Flooded wrapped bales are apt to spoil; even if your bales look fine right after the flood, check a few in about a month to look for changes. Check hay storage often for pungent odors, hot damp areas on the stack, emission of water vapors and other signs of heating. Hay bales that are at 30 to 40 percent moisture content pose the greatest risk of fire.

To check a stack's temperature for fire risk, drive a sharp pointed pipe into the hay, lower a thermometer inside the pipe and leave it there for about 20 minutes. At 150 degrees F, the hay is approaching the danger zone. At 170 degrees F, hot spots or fire pockets are possible and a local fire department should be notified.
Checking Grain Bins
If part of a grain bin has been flooded, remove the dry grain. Unloading from the center sump may not be possible because wet grain likely will not flow. One option is unloading the grain from the top using a pneumatic conveyor or any other means. Get the wet grain to a dryer quickly, if possible. This is the surest way to save wet grain.

If the grain depth is less than six feet, use a natural-air bin drying system with a perforated floor and a high-capacity drying fan. Verify that the air is coming through the grain. Supplemental heat can be used to speed drying, but do not raise the air temperature more than 10 or 15 degrees F. If a dryer is not available, spread the grain in as dry a place as possible. Don't pile it any higher than six inches. Stir it daily to prevent overheating and to speed drying. Watch for and remove molded grains.

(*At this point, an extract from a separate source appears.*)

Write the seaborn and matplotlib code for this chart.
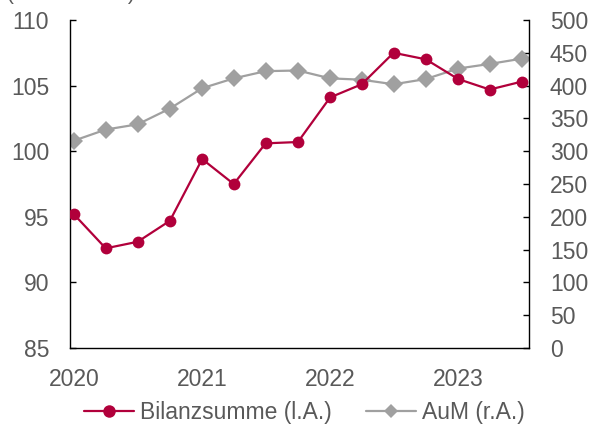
import numpy as np
import pandas as pd
import seaborn as sns
import matplotlib.pyplot as plt
import matplotlib.dates as mdates
from matplotlib.lines import Line2D

quarters = ["2020Q1", "2020Q2", "2020Q3", "2020Q4",
            "2021Q1", "2021Q2", "2021Q3", "2021Q4",
            "2022Q1", "2022Q2", "2022Q3", "2022Q4",
            "2023Q1", "2023Q2", "2023Q3"]
bilanzsumme = [95.2, 92.6, 93.1, 94.7, 99.4, 97.5, 100.6, 100.7,
               104.1, 105.1, 107.5, 107.0, 105.5, 104.7, 105.3]
aum = [316, 333, 341, 365, 396, 411, 422, 423,
       411, 409, 402, 410, 426, 433, 441]
year_ticks = ["2020", "2021", "2022", "2023"]

red = "#B1003B"
grey = "#A0A0A0"
txt = "#595959"

dates = pd.PeriodIndex(quarters, freq="Q").to_timestamp() + pd.Timedelta(days=11)
df = pd.DataFrame({"date": dates, "bil": bilanzsumme, "aum": aum})

sns.set_style("white")
plt.rcParams["font.family"] = ["Liberation Sans", "DejaVu Sans"]

fig = plt.figure(figsize=(5.91, 4.25), dpi=100)
ax = fig.add_axes([0.1184, 0.181, 0.7766, 0.772])
ax2 = ax.twinx()

sns.lineplot(data=df, x="date", y="bil", ax=ax, color=red, marker="o",
             markersize=8.5, markeredgewidth=0, linewidth=1.6, zorder=3)
sns.lineplot(data=df, x="date", y="aum", ax=ax2, color=grey, marker="D",
             markersize=9, markeredgewidth=0, linewidth=1.6)

# red series drawn above the grey one
ax.set_zorder(ax2.get_zorder() + 1)
ax.patch.set_visible(False)

ax.set_ylim(85, 110)
ax.set_yticks(np.arange(85, 111, 5))
ax2.set_ylim(0, 500)
ax2.set_yticks(np.arange(0, 501, 50))

# year labels sit under the first quarter, tick marks at the year boundary
ax.set_xlim(pd.Timestamp("2020-01-01"), pd.Timestamp("2023-08-02"))
ax.set_xticks([d for d in dates if d.month == 1])
ax.xaxis.set_major_formatter(mdates.DateFormatter("%Y"))
ax.set_xticks([pd.Timestamp(y + "-01-01") for y in year_ticks], minor=True)

for a in (ax, ax2):
    a.set_xlabel("")
    a.set_ylabel("")
    a.spines["top"].set_visible(False)
    for s in ("left", "right", "bottom"):
        a.spines[s].set_color("black")
        a.spines[s].set_linewidth(1.0)
    a.tick_params(direction="in", length=4.5, width=1.0, colors="black",
                  labelcolor=txt, labelsize=16.5, pad=15)
ax.spines["right"].set_visible(False)
ax2.spines["left"].set_visible(False)
ax2.spines["bottom"].set_visible(False)
ax.tick_params(axis="x", which="major", length=0, pad=14)
ax.tick_params(axis="x", which="minor", direction="in", length=4.5, width=1.0,
               colors="black")
ax.tick_params(axis="y", pad=15)

fig.text(0.012, 1.0, "(in Mrd. EUR)", fontsize=15, color=txt, va="baseline")

handles = [
    Line2D([], [], color=red, marker="o", markersize=9, markeredgewidth=0, linewidth=1.6),
    Line2D([], [], color=grey, marker="D", markersize=7, markeredgewidth=0, linewidth=1.6),
]
fig.legend(handles, ["Bilanzsumme (l.A.)", "AuM (r.A.)"], loc="center",
           bbox_to_anchor=(0.515, 0.03), ncol=2, frameon=False, fontsize=16.5,
           labelcolor=txt, handlelength=2.2, handletextpad=0.25, columnspacing=1.5)

fig.savefig("out.png", dpi=100)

Wet or damp grain can be fed to livestock but needs to be fed soon or it will deteriorate quickly. Grain that has been submerged in flood waters is often considered adulterated and is not to be fed or sold.

Loss of livestock
The Livestock Indemnity Program provides benefits to livestock producers for livestock deaths in excess of normal mortality caused by adverse weather. These payments are equal to 75% of the average fair market value of the livestock. Losses should be reported to your insurance agent as quickly as possible after they are found.